The Mauritian prime minister’s announcement that almost all the remaining oil from the Japanese-owned ship has been pumped out certainly comes as good news.
The simple reason: the super-sensitive marine environment has now avoided suffering an oil spill three times worse than it has seen in the past few days. But, averted loss is one thing – the damage already done is another.
The French Navy helped.
From a series of satellite photos at the Guardian:
Thousands of volunteers have assembled miles of improvised floating barriers in a desperate attempt to hold back the oily tide
From the Weather Channel:
Crews are racing to contain an oil spill that dumped black sludge into the pristine turquoise waters off the Indian Ocean island of Mauritius, killing eels, starfish and other sea life.
The Japanese ship MV Wakashio hit a coral reef along the island’s southeastern coast on July 25. High winds and waves pounded the ship, causing it to crack and spew at least 1,000 tons of oil into the surrounding ocean.

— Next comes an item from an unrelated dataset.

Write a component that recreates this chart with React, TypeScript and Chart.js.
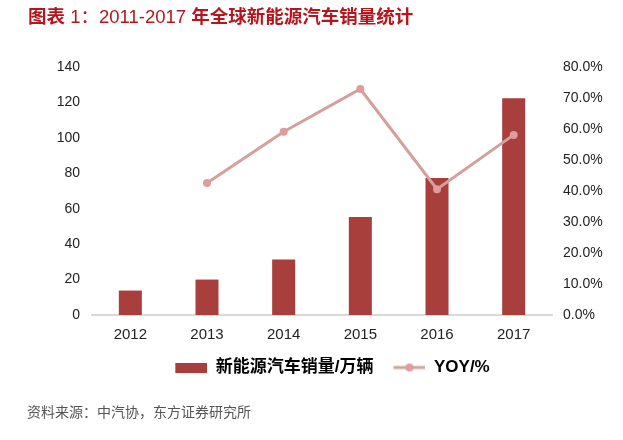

“We are starting to see dead fish. We are starting to see animals like crabs covered in oil, we are starting to see seabirds covered in oil, including some which could not be rescued,” Vikash Tatayah, conservation director at Mauritius Wildlife Foundation, told Reuters.
Work is underway to remove hundreds more tons of oil that remain on the ship before the vessel completely breaks apart.
And Colonel Smithers’ message and photos, from earlier in the week:
Please find attached photos shared by relatives volunteering with the clear up yesterday.
One wonders what the ship was doing so close to shore, as there are no ports around there and there’s no reason to be sailing around there, and why the government waited a fortnight before doing anything.
One suspicion is that the ship was dropping drugs to a shuttle.
I hope you’ll extend your sympathies and chip in a little if you can. I have.